El cojo de calanda

19/01/2019 - 13:23 Emilio Fernández Galiano

Reclamaron la pierna del cojo, sin darse cuenta de que ya la habían perdido. Más por vergüenza que por dignidad. 

La pugna por la calle, atrezzo que implica la protesta-pataleta pública, es una reliquia que la izquierda conserva como la pierna del cojo de Calanda, aunque su testimonio artístico se conserve en la basílica del Pilar de Zaragoza. Al fin y al cabo,  ya no se queman iglesias, ahora se incendian las fincas de los matadores de toros, que son como los nuevos “curas” de la preguerra civilista. Esa afición de asaltar el cielo es para el sociatímico, no todos los socialistas lo son, la búsqueda del comienzo de la partida, sin darse cuenta de que ya terminó,  y que la perdieron, por más que intenten resarcirse mediante la protesta multitudinaria de  lo que no ganan en las urnas. “Protesta como un rojo lo que no has sabido defender como un demócrata”, en facilona alegoría al cuadro de las lanzas. 

Frente al antiguo Hospital de las Cinco Llagas, que ha consagrado al fin la alternancia en Andalucía, a la presidenta despedida sólo se le ocurrió fletar autobuses, a saber por quién sufragados, para rodear el parlamento. Esto es, inundar la calle por lo que no fueron capaces de inundar con papeletas en la urnas. Reclamaron la pierna del cojo, sin darse cuenta de que ya la habían perdido. Más por vergüenza que por dignidad.

Mi vecino y seguntino Martín Cañamón, perdió una pierna siendo joven en un accidente. Él sí conservó su dignidad, no salió a la calle, no se cabreó con el mundo –que yo sepa, supongo que no fue fácil-. Siguió jugando al futbol, gran guardameta, y arbitrando partidos, siempre respetado. Hoy me lo cruzo frecuentemente y va más recto que yo, a pesar de su muleta y el haberse negado a ponerse nunca una prótesis. Más por dignidad que por vergüenza.

 

Fraga contempló sin resignación que se le escapaba la pierna del liderazgo de la transición y gritó “¡la calle es mía!, mire usted”. Qué manía con que la calle pague las frustraciones/amputaciones de los demás. Con todo, ese error es más de la izquierda –la derecha tiene otros-. En la calles se cambian sus nombres porque no son capaces de asumir su propia historia. A ver cómo en Roma asimilarían su pasado entre Trajano y Tiberio. Me cuentan que pretenden quitar la placa de su casa de Alfonso XII a un insigne científico porque su delito fue ser marqués y militar durante el franquismo, como si hubiera podido escoger cuándo y dónde nació y, al margen de connotaciones políticas, a mucha honra. 

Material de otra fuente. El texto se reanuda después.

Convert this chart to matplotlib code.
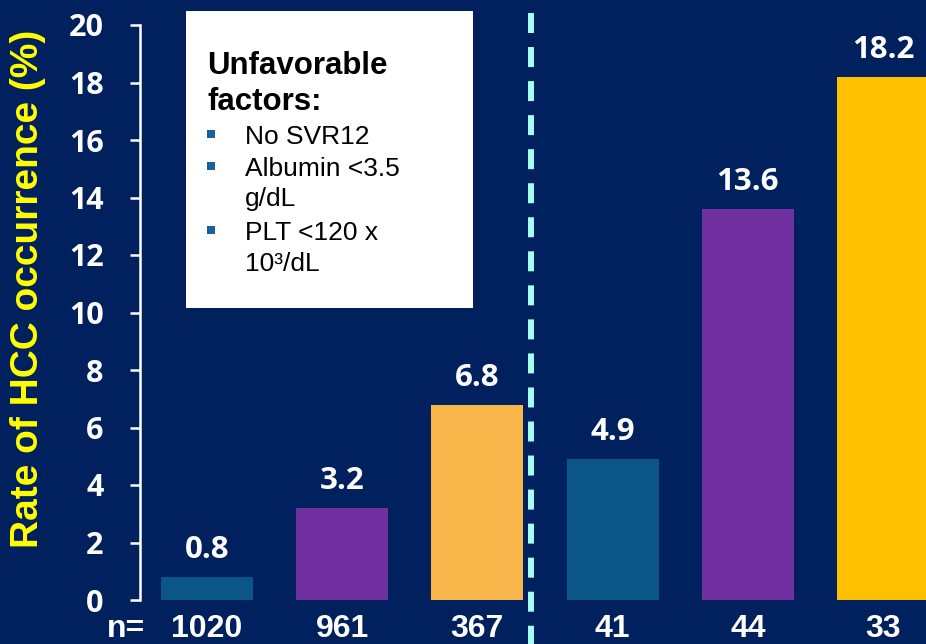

La calle, para el sectarismo más radical de parte de la izquierda, es, paradójicamente, de etiqueta. Clavan la etiqueta en frío, doliendo más que una duda, una reflexión, la marca de una divisa o el acero de Morante. Con el desprecio generalizado por la caza, los toros, la familia tradicional –la que nos libró de la gran crisis-, los colegios concertados o la medicina privada, la de tener hijos en lugar de perros o, simplemente, por pensar de distinta manera respecto a las etiquetas por ellos impuestas. Las calles las inundan de manifestaciones alterando la vida tranquila de los demás, asediando parlamentos o sedes de partidos políticos. O reducen sus accesos para desesperación de los comerciantes. El dinero no es de nadie y la calle tampoco, no vaya a ser que una manzana entera pertenezca al señor conde, como dijo el Perich. A Miguel Pellicer, el cojo de Calanda, la virgen del Pilar le restituyó la pierna. Lástima, ellos no creen en milagros.